Scatterings image

Tarachoptera from mid-Cretaceous Burmese amber. [Image: Qingqing Zhang et al.; Bo Wang, Nanjing Institute of Geology and Palaeontology, Chinese Academy of Sciences]

Many contemporary animals and plants get their vivid colors from tiny surface structures that scatter incident light, and they use the resulting visual effects to attract mates or hide from predators. Yet, how the nanostructure coloration originated in certain species, including the Lepidoptera family (butterflies and moths), has eluded scientists until recently.

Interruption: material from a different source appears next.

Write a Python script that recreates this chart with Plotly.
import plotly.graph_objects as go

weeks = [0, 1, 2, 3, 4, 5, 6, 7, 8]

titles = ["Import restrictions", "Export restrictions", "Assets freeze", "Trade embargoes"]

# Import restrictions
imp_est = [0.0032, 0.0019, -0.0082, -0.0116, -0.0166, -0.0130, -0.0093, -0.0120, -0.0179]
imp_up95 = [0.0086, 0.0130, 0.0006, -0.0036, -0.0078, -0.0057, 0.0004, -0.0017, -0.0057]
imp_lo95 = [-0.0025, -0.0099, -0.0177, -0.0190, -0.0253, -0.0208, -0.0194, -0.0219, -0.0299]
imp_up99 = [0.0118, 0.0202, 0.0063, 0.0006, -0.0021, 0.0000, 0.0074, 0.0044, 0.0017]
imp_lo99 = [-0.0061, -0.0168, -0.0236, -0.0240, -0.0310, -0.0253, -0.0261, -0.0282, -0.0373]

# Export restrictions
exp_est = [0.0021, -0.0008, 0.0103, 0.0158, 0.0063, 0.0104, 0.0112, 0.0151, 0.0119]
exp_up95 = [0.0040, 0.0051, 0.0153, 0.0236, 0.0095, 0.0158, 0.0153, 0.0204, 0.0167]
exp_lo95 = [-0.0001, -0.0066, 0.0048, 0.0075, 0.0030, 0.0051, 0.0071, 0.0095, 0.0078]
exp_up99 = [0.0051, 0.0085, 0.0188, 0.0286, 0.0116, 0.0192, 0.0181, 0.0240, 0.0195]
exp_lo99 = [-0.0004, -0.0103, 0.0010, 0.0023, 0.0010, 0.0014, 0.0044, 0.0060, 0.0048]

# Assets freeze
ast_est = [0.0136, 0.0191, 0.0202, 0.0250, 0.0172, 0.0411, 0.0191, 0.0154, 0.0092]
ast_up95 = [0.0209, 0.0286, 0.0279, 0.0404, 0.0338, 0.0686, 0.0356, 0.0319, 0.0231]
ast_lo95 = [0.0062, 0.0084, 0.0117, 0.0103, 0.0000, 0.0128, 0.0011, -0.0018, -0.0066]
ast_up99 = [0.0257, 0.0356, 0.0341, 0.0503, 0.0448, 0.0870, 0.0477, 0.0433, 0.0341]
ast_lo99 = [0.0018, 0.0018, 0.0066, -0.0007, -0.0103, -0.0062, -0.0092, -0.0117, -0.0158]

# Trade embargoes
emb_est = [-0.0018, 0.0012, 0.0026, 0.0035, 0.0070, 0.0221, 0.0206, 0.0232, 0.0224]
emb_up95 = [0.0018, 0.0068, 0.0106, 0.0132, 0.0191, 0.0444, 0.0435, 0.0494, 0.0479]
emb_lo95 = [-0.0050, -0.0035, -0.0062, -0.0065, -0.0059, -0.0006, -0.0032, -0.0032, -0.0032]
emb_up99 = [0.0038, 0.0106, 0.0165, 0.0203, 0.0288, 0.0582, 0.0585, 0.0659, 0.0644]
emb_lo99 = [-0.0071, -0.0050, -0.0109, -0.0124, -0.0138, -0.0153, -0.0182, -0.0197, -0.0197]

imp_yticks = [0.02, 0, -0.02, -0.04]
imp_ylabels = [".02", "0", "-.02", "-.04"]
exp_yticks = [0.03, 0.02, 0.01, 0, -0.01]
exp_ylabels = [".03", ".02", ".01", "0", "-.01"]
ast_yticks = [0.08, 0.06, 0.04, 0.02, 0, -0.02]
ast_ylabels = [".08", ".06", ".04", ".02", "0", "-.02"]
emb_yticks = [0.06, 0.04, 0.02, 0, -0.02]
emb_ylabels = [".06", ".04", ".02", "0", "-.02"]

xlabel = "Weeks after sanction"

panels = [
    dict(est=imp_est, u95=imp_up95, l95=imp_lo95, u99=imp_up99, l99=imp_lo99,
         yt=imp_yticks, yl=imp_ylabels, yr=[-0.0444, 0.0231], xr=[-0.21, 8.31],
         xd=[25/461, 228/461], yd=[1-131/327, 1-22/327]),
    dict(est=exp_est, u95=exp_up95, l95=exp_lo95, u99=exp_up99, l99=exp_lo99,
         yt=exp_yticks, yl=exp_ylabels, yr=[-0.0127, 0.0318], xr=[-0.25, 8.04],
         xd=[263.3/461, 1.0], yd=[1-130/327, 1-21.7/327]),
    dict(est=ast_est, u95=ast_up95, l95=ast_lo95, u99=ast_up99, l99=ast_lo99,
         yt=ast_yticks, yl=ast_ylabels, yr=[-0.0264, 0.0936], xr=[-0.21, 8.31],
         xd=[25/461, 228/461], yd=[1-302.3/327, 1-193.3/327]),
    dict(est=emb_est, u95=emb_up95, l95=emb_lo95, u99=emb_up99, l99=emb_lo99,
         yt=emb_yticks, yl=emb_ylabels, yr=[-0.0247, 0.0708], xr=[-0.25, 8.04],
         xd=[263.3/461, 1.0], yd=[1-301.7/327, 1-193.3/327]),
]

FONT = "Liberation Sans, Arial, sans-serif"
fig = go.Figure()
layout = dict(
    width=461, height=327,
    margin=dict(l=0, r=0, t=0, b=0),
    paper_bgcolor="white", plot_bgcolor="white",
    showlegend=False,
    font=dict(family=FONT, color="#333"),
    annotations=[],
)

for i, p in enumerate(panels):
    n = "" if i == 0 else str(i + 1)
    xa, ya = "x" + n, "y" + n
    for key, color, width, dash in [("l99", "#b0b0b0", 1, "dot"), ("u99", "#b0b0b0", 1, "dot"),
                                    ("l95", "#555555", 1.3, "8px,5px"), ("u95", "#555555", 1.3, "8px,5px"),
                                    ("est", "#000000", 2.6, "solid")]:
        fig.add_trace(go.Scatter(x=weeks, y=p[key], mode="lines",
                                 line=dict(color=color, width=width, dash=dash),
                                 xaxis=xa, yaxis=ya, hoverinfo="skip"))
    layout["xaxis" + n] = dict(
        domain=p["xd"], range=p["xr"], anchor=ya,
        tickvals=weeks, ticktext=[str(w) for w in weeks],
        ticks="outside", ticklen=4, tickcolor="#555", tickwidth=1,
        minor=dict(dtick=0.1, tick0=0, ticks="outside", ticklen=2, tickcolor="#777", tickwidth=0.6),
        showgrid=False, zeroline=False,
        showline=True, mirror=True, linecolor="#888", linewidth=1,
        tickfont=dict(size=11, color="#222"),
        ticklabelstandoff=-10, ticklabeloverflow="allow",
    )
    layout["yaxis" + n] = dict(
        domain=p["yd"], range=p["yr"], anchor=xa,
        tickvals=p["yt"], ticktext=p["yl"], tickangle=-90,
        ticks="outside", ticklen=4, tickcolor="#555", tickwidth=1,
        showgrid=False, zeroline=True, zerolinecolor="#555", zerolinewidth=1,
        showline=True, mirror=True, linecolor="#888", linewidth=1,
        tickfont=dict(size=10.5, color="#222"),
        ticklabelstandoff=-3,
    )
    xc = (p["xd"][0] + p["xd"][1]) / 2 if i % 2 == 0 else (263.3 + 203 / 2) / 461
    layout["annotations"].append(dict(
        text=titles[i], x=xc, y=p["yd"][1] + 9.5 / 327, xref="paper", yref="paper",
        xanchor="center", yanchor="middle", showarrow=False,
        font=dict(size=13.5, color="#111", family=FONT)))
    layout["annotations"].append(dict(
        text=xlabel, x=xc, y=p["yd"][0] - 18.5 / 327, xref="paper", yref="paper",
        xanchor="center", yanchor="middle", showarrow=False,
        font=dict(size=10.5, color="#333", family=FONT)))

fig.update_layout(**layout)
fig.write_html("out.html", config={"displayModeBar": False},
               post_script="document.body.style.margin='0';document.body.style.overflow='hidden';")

Researchers in China and several European countries used four different types of microscopy to study the scales in the wings of ancient fossil lepidopterans, some preserved in prehistoric amber (Sci. Adv., doi:10.1126/sciadv.1700988). Subsequent optical modeling revealed the colors produced by these natural nanoscale photonic arrays—the earliest evidence of structure-based colors in insects.

Fossil wing structures

The international team, led by Bo Wang of the Nanjing Institute of Geology and Palaeontology, characterized the periodic structure of the scales on six fossil insects from China, the United Kingdom, Germany and Kazakhstan. For example, the oldest of the fossils, dating from the early Jurassic Period, had wings covered with scales 100 to 110 μm long, each with parallel ridges 1.8 to 2 μm apart. Under scanning electron microscopy and optical microscopy, these cover scales, which sat atop a second layer of ground scales, resembled those of an existing species of moth from the family Micropterigidae.

The periodicities of the wing structures in these six fossils ranged from 140 to 2000 nm—from the ultraviolet to short-wavelength infrared—so the researchers modeled the response of structures with similar shapes and periodicities to light. The finite-element-method simulations showed that the longitudinal parallel ridges on many of the fossil lepidopteran scales were enough to produce coherent optical scattering, and zeroth-order diffraction would have given the wings a broadband metallic sheen, similar to thin-film interference effects, which would have changed slightly under polarized light.

Preserved in amber

Under transmission electron microscopy and confocal laser scanning microscopy, the team also examined amber-preserved Cretaceous Period fossils from an insect family named Tarachoptera, related to Lepidoptera. These creatures had smaller scales, 30 to 50 μm in size, arranged in a single layer. The two families are thought to have diverged from a common ancestral line.

Scientists from universities and museums in Germany, Ireland, England and Scotland were also involved in the study.